[Charts and diagrams as code]
──────
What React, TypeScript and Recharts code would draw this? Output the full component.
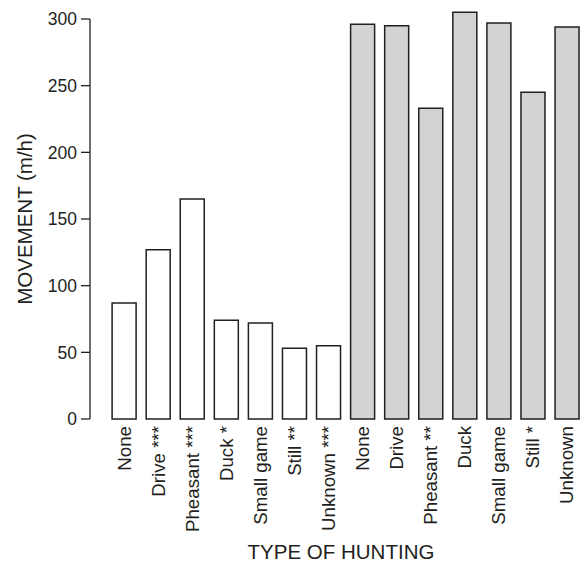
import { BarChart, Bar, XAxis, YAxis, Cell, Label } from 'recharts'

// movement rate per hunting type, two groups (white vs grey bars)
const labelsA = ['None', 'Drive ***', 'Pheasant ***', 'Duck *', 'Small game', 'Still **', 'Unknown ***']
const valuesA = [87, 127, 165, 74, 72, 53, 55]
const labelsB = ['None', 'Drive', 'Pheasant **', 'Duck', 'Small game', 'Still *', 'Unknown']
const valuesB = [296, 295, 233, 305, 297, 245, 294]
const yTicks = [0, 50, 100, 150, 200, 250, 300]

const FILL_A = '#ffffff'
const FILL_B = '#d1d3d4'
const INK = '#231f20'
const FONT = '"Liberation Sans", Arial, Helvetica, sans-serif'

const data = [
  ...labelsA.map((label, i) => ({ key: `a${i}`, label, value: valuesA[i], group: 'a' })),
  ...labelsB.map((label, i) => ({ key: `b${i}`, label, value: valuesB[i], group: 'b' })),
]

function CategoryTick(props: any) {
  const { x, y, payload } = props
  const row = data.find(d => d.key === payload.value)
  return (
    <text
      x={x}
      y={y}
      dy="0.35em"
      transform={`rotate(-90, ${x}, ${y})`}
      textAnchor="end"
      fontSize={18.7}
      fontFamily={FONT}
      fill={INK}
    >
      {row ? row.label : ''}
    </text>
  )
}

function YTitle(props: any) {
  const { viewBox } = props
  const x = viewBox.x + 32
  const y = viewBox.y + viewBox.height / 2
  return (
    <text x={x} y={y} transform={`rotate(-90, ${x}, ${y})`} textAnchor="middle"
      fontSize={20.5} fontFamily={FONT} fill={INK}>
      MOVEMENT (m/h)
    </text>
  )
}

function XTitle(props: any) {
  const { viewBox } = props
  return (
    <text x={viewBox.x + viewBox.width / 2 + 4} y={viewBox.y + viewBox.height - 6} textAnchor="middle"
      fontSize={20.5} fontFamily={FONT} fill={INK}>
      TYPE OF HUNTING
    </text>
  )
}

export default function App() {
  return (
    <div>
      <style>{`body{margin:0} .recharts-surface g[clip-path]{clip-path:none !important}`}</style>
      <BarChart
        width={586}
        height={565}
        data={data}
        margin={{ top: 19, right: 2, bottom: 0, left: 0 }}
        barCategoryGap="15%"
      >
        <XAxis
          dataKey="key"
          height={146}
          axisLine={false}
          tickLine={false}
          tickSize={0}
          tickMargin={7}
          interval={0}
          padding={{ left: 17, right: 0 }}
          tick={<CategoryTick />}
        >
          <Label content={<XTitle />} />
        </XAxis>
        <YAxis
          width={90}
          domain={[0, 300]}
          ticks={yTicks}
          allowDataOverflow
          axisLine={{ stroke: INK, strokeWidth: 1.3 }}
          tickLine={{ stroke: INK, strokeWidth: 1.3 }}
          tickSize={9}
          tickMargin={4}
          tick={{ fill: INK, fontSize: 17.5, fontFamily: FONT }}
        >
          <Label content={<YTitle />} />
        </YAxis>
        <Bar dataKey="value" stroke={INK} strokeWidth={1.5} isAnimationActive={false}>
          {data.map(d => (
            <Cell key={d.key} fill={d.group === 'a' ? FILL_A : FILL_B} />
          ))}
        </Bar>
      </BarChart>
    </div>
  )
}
──────
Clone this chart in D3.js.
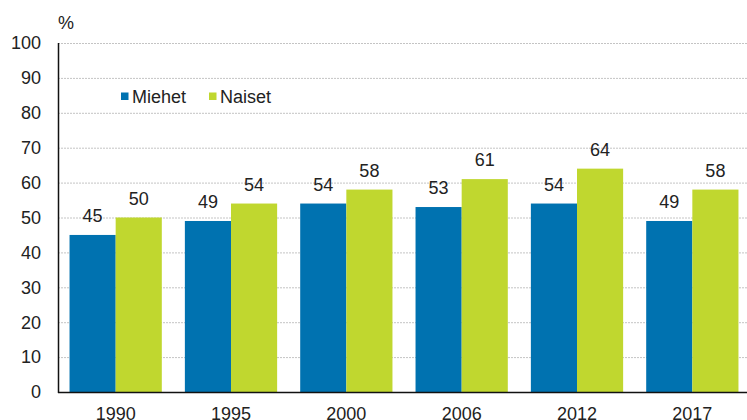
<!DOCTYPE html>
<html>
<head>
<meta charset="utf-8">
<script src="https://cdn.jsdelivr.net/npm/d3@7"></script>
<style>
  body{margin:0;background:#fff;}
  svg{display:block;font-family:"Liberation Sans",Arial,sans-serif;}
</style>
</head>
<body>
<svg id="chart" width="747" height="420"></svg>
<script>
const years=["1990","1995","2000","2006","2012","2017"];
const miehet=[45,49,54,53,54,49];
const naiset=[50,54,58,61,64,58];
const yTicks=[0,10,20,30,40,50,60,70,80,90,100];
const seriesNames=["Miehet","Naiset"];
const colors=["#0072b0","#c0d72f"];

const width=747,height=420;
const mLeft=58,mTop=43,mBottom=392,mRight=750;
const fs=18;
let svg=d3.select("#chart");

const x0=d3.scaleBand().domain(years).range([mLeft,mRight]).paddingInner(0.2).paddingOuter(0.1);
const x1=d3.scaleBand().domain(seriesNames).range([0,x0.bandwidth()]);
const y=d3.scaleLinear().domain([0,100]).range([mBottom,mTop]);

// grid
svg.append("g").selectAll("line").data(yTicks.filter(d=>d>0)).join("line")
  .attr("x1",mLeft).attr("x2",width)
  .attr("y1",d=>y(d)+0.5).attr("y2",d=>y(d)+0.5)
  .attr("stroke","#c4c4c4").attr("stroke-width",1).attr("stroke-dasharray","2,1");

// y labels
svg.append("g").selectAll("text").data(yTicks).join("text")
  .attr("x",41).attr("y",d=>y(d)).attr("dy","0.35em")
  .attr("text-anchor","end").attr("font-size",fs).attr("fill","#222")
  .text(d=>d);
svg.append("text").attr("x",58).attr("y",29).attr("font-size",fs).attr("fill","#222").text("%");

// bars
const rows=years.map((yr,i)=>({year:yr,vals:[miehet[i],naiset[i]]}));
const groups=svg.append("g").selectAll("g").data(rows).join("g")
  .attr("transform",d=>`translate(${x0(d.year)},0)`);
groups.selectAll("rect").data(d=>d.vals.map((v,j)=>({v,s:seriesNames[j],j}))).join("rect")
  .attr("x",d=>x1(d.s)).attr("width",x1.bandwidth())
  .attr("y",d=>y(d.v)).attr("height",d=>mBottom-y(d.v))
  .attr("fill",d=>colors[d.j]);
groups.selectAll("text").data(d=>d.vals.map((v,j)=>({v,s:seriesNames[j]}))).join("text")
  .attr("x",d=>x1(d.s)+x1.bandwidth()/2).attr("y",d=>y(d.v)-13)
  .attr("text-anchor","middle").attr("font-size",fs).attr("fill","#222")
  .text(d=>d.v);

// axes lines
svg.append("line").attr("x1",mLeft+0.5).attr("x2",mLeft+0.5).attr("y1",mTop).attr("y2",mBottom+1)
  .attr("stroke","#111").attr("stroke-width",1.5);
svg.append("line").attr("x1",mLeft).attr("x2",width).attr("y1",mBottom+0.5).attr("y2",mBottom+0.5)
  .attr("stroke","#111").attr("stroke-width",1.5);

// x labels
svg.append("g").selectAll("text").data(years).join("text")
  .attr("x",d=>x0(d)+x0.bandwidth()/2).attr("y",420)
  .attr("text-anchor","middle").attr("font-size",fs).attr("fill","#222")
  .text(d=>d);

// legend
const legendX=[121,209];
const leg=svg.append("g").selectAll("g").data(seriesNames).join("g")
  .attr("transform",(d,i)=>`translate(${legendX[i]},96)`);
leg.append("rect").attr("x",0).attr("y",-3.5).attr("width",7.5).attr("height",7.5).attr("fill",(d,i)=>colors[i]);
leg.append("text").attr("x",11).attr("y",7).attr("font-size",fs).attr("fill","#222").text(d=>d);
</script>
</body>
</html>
──────
What to produce :: Begin at the line containing "What React, TypeScript", end at the line containing "YAxis, Cell, Label", and copy those lines word for word, both included. Skip pictures.

Output for this task ::
What React, TypeScript and Recharts code would draw this? Output the full component.
import { BarChart, Bar, XAxis, YAxis, Cell, Label } from 'recharts'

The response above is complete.